Economics – Factors of production | e-Consult
Factors of production (1 questions)
(a) Governments play a significant role in fostering entrepreneurship through various policies. These policies aim to reduce barriers to entry, provide financial support, and create a supportive regulatory environment. Examples include:
- Tax incentives: Offering tax breaks to new businesses to encourage investment and job creation.
- Access to finance schemes: Providing loans, grants, and equity financing to entrepreneurs, particularly those from disadvantaged backgrounds.
- Simplified regulations: Reducing bureaucratic hurdles and streamlining the process of starting and running a business.
- Incubator and accelerator programs: Offering mentoring, training, and office space to help new businesses develop.
- Investment in research and development: Supporting innovation and technological advancements that can lead to new business opportunities.
- Promoting a culture of entrepreneurship: Through education and awareness campaigns.
The effectiveness of these policies varies depending on the specific context and the design of the policies themselves.

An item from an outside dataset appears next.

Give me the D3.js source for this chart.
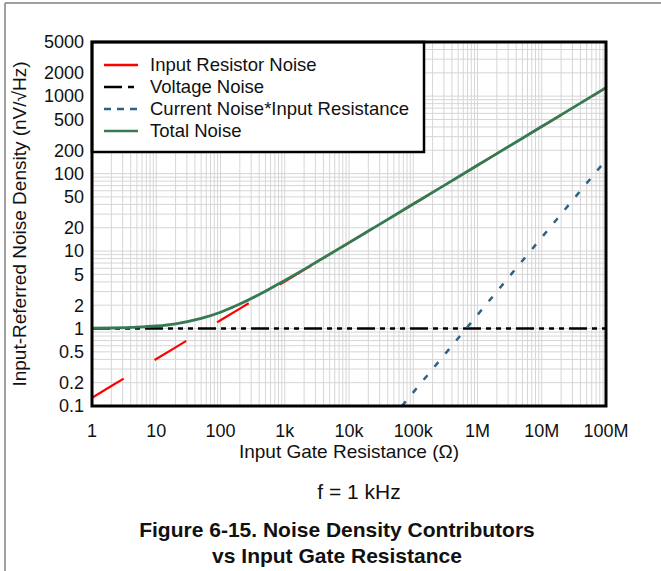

However, government support can significantly enhance the likelihood of entrepreneurial success.
(b) Small businesses often face significant challenges in accessing finance. These challenges include:
- Higher perceived risk: Banks and other lenders often perceive small businesses as riskier than larger, more established companies.
- Lack of collateral: Small businesses may not have sufficient assets to offer as collateral for loans.
- Limited credit history: New businesses often lack a credit history, making it difficult to demonstrate their ability to repay loans.
- Information asymmetry: Lenders may lack information about the business's prospects, making it difficult to assess its creditworthiness.
- High transaction costs: The cost of applying for and securing a loan can be prohibitive for small businesses.
- Competition from larger businesses: Larger businesses often have easier access to finance due to their size and established track records.
Overcoming these challenges requires innovative financing solutions, such as venture capital, angel investors, crowdfunding, and government-backed loan schemes. Furthermore, demonstrating a strong business plan and a clear understanding of the market can improve a small business's chances of securing finance.